Three men have been indicted for hacking into a number of cash registers at Dave & Buster's restaurant locations nationwide to steal data from thousands of credit and debit cards, data that was later sold or used to cause more than $600,000 in losses, the Justice Department said this week.
The government's 27-count indictment unsealed this week names Maksym "Maksik" Yastremskiy, of Kharkov, Ukraine, and Aleksandr "JonnyHell," Suvorov, of Sillamae, Estonia, with wire fraud conspiracy, wire fraud, conspiracy to possess unauthorized access devices, access device fraud, aggravated identity theft, conspiracy to commit computer fraud, computer fraud and counts of interception of electronic communications.
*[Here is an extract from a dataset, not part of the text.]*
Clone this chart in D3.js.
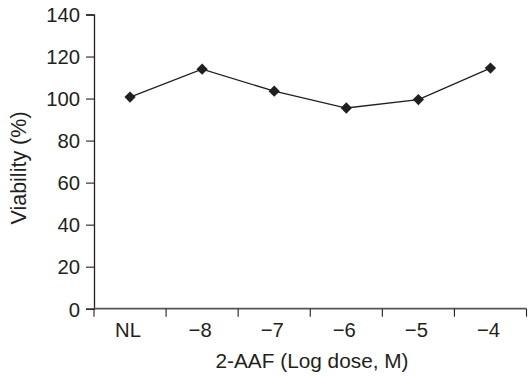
<!DOCTYPE html>
<html><head><meta charset="utf-8">
<script src="https://cdn.jsdelivr.net/npm/d3@7"></script>
<style>
body{margin:0;background:#fff;}
svg text{font-family:"Liberation Sans",Arial,sans-serif;fill:#231f20;}
</style></head>
<body><svg id="c" width="528" height="376"></svg>
<script>
const categories = ["NL", "\u22128", "\u22127", "\u22126", "\u22125", "\u22124"];
const viability = [100.7, 114, 103.5, 95.5, 99.5, 114.5];
const yTicks = [0, 20, 40, 60, 80, 100, 120, 140];
const xTitle = "2-AAF (Log dose, M)";
const yTitle = "Viability (%)";

(function () {
const svg = d3.select("#c");
const mLeft = 94, mRight = 526.5, mTop = 14.5, mBottom = 308.7;
const x = d3.scaleBand().domain(categories).range([mLeft, mRight]);
const y = d3.scaleLinear().domain([0, 140]).range([mBottom, mTop]);
const ink = "#231f20";

// y axis
const ya = svg.append("g").attr("transform", `translate(${mLeft},0)`)
  .call(d3.axisLeft(y).tickValues(yTicks).tickSize(8).tickPadding(6));
ya.select(".domain").attr("stroke", ink).attr("stroke-width", 1.3);
ya.selectAll(".tick line").attr("stroke", ink).attr("stroke-width", 1.1);
ya.selectAll(".tick text").attr("font-size", 20.3).attr("fill", ink).attr("dy", "0.36em")
  .attr("font-family", "Liberation Sans, Arial, sans-serif");

// x axis: domain line + boundary ticks
const xa = svg.append("g").attr("transform", `translate(0,${mBottom})`);
xa.append("line").attr("x1", mLeft).attr("x2", mRight).attr("y1", 0).attr("y2", 0)
  .attr("stroke", "#555").attr("stroke-width", 1.8);
const bounds = categories.map(c => x(c)).concat([x(categories[categories.length-1]) + x.bandwidth()]);
xa.selectAll("line.tk").data(bounds).enter().append("line").attr("class","tk")
  .attr("x1", d => d).attr("x2", d => d).attr("y1", 0).attr("y2", 8)
  .attr("stroke", ink).attr("stroke-width", 1.1);
xa.selectAll("text").data(categories).enter().append("text")
  .attr("x", d => x(d) + x.bandwidth()/2 - 2).attr("y", 28.5)
  .attr("text-anchor", "middle").attr("font-size", 20.3).text(d => d);

// titles
svg.append("text").attr("x", 312).attr("y", 368).attr("text-anchor", "middle")
  .attr("font-size", 20.8).text(xTitle);
svg.append("text").attr("transform", "translate(26,168) rotate(-90)")
  .attr("text-anchor", "middle").attr("font-size", 21.5).text(yTitle);

// line
const cx = (d, i) => x(categories[i]) + x.bandwidth()/2;
svg.append("path").datum(viability)
  .attr("d", d3.line().x(cx).y(d => y(d)))
  .attr("fill", "none").attr("stroke", ink).attr("stroke-width", 1.3);
svg.selectAll("path.m").data(viability).enter().append("path").attr("class","m")
  .attr("d", d3.symbol().type(d3.symbolSquare).size(64))
  .attr("transform", (d, i) => `translate(${cx(d, i)},${y(d)}) rotate(45)`)
  .attr("fill", ink);
})();
</script></body></html>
The government also unsealed a complaint against Albert "Segvec" Gonzalez of Miami, who, according to the U.S. Secret Service, was responsible for creating the software used to steal credit and debit card data.
The complaint alleges that sometime between April and September of 2007, Yastremskiy and Suvorov hacked into cash register terminals at 11 Dave & Buster's locations and installed Gonzalez's "sniffer" programs to steal payment data as it was being transmitted from the point-of-sale terminals to the company's corporate offices.
According to the government, Gonzalez wasn't that great of a programmer: His sniffer program contained a bug, which would fail to start each time an infected point-of-sale system was rebooted. The Justice Department says that Yastremskiy and Suvorov kept at it, and that their persistence paid off: At one restaurant location alone, the sniffer program captured data for approximately 5,000 credit and debit cards, data that was later resold to cyber thieves, who used the data to make fraudulent purchases.